▶ [What is asked] Retype, with no alterations, every line between the one containing "Convert this diagram to TikZ code." and the one containing "(10,13) rectangle (862,552);", counting both of those lines too. Pictures are to be left out.

▶ [Entries provided]
---

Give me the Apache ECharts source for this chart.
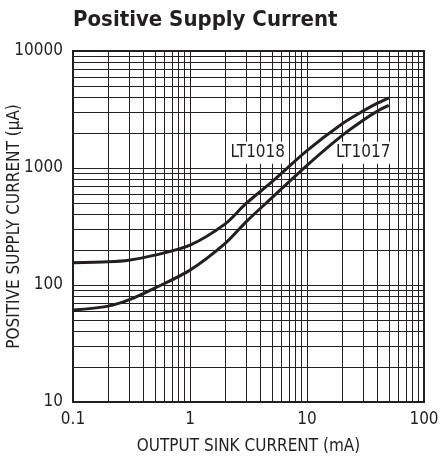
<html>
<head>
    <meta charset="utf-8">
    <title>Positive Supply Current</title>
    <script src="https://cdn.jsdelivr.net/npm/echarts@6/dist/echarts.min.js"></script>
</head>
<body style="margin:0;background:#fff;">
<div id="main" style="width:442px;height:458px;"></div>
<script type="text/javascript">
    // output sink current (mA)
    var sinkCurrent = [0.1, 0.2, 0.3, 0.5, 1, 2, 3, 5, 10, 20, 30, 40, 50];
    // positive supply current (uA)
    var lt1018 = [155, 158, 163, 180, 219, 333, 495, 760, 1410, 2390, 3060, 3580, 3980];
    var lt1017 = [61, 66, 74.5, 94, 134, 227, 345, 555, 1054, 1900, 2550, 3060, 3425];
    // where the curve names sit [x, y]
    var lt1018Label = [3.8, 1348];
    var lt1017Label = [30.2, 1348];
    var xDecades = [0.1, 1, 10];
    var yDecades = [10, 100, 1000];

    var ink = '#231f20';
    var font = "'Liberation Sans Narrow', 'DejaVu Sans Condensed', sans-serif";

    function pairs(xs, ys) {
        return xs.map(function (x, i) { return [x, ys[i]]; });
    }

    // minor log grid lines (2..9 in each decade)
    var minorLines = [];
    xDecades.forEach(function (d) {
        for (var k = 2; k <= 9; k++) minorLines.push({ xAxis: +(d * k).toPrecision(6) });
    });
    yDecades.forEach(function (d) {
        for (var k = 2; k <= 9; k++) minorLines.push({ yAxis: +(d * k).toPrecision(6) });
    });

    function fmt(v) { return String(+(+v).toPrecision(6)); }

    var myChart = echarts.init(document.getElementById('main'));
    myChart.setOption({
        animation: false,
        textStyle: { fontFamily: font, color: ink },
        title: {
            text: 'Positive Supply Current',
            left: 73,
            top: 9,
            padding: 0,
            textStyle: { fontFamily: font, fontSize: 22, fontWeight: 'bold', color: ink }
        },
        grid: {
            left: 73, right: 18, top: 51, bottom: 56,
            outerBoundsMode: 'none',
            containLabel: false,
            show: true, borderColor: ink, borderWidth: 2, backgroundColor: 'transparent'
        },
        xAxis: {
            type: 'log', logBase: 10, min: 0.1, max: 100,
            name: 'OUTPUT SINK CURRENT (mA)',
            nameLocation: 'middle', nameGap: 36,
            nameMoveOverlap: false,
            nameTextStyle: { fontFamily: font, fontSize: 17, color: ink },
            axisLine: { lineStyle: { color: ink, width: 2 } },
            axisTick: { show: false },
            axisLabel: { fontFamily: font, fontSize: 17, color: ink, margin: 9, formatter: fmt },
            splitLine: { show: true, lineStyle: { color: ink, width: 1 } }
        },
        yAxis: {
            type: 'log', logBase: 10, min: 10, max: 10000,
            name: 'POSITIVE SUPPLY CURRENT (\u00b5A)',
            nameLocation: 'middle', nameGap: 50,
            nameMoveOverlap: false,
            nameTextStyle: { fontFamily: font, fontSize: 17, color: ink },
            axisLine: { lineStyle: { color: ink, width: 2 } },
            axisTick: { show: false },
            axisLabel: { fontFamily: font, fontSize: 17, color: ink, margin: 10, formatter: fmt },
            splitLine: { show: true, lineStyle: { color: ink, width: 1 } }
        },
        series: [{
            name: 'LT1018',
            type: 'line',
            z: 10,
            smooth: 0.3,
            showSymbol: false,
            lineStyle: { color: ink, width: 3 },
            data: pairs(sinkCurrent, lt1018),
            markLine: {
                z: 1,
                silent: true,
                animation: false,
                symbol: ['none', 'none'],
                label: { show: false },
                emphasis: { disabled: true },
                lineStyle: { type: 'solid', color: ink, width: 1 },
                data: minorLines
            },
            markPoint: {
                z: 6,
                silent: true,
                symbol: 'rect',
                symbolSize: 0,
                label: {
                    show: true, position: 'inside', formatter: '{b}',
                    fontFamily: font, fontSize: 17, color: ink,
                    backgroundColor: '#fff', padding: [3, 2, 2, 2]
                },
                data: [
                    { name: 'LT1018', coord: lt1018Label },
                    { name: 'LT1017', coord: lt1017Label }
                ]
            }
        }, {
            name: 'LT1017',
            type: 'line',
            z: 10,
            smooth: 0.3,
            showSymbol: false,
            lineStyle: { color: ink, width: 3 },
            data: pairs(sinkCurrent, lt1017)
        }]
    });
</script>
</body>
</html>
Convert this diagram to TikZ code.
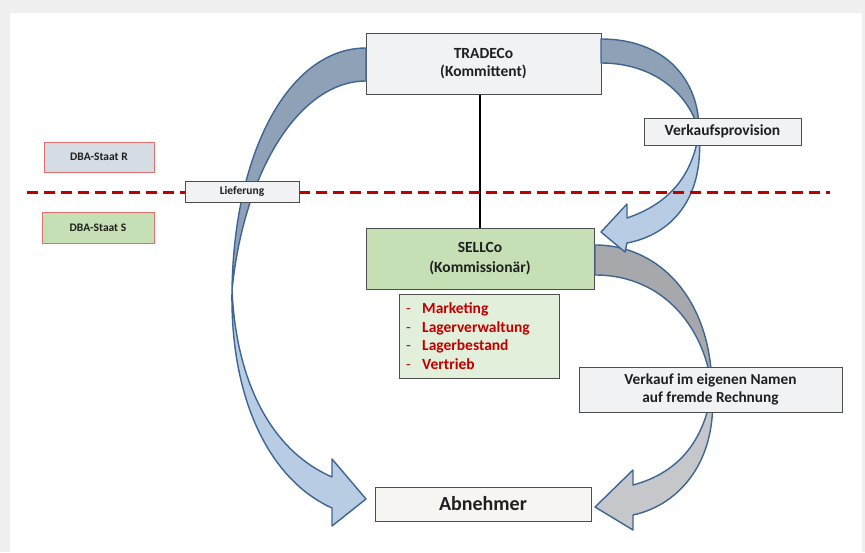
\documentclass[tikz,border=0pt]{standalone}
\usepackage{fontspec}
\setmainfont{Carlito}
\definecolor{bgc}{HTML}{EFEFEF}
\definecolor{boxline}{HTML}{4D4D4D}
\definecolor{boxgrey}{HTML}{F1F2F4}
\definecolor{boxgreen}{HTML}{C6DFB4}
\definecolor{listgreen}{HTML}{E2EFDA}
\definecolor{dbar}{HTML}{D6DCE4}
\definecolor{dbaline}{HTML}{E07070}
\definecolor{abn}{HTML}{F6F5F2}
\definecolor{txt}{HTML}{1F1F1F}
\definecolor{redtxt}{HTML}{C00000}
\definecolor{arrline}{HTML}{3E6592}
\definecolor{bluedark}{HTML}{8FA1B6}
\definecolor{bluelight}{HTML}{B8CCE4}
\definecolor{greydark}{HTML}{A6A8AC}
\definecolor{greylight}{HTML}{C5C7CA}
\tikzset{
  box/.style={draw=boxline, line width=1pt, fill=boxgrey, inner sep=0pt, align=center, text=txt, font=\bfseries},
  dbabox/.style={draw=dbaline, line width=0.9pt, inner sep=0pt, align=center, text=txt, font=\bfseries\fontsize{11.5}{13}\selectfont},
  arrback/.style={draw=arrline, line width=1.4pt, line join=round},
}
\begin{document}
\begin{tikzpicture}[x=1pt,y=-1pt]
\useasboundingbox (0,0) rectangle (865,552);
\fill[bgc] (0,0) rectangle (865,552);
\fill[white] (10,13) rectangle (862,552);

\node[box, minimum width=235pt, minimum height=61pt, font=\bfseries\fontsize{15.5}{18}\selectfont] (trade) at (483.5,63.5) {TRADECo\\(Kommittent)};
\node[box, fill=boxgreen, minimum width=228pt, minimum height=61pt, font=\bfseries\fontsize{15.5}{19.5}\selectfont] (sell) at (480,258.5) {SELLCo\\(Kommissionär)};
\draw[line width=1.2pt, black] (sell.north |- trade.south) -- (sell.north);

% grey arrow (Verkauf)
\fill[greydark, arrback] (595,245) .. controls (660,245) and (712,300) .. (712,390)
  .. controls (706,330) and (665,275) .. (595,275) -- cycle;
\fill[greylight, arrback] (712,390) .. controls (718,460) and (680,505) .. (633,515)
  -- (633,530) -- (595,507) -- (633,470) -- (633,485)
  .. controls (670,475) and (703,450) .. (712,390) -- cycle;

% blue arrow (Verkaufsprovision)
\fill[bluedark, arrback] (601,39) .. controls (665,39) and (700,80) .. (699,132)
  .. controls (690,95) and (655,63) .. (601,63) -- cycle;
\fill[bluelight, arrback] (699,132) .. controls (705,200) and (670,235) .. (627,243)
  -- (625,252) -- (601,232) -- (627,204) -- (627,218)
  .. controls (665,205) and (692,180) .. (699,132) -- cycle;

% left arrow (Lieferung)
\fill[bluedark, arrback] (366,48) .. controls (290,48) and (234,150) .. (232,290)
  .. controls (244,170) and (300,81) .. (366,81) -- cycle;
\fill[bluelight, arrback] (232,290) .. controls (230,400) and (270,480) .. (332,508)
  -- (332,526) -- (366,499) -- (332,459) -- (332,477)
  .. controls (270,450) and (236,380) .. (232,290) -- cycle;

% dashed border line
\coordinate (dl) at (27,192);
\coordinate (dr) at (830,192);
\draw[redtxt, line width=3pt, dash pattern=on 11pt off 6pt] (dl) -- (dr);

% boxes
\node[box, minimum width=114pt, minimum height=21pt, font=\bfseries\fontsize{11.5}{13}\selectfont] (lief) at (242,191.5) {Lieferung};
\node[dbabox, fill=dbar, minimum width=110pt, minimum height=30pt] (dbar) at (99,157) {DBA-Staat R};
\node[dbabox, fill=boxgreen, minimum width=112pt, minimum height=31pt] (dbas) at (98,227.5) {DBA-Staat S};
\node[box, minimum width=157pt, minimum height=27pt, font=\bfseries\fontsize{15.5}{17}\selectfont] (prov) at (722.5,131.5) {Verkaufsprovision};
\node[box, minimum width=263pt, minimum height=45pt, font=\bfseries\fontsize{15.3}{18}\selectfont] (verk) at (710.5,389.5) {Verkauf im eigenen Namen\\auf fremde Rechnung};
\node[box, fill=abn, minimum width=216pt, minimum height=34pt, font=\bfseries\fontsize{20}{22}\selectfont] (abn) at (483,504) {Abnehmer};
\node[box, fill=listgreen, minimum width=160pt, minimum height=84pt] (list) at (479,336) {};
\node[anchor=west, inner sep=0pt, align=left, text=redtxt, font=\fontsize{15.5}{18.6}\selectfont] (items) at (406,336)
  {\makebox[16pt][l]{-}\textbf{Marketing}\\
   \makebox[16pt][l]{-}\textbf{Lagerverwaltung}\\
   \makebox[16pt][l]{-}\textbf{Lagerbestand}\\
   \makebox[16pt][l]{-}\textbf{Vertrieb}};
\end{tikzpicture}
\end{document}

---

▶ [The solution]
Convert this diagram to TikZ code.
\documentclass[tikz,border=0pt]{standalone}
\usepackage{fontspec}
\setmainfont{Carlito}
\definecolor{bgc}{HTML}{EFEFEF}
\definecolor{boxline}{HTML}{4D4D4D}
\definecolor{boxgrey}{HTML}{F1F2F4}
\definecolor{boxgreen}{HTML}{C6DFB4}
\definecolor{listgreen}{HTML}{E2EFDA}
\definecolor{dbar}{HTML}{D6DCE4}
\definecolor{dbaline}{HTML}{E07070}
\definecolor{abn}{HTML}{F6F5F2}
\definecolor{txt}{HTML}{1F1F1F}
\definecolor{redtxt}{HTML}{C00000}
\definecolor{arrline}{HTML}{3E6592}
\definecolor{bluedark}{HTML}{8FA1B6}
\definecolor{bluelight}{HTML}{B8CCE4}
\definecolor{greydark}{HTML}{A6A8AC}
\definecolor{greylight}{HTML}{C5C7CA}
\tikzset{
  box/.style={draw=boxline, line width=1pt, fill=boxgrey, inner sep=0pt, align=center, text=txt, font=\bfseries},
  dbabox/.style={draw=dbaline, line width=0.9pt, inner sep=0pt, align=center, text=txt, font=\bfseries\fontsize{11.5}{13}\selectfont},
  arrback/.style={draw=arrline, line width=1.4pt, line join=round},
}
\begin{document}
\begin{tikzpicture}[x=1pt,y=-1pt]
\useasboundingbox (0,0) rectangle (865,552);
\fill[bgc] (0,0) rectangle (865,552);
\fill[white] (10,13) rectangle (862,552);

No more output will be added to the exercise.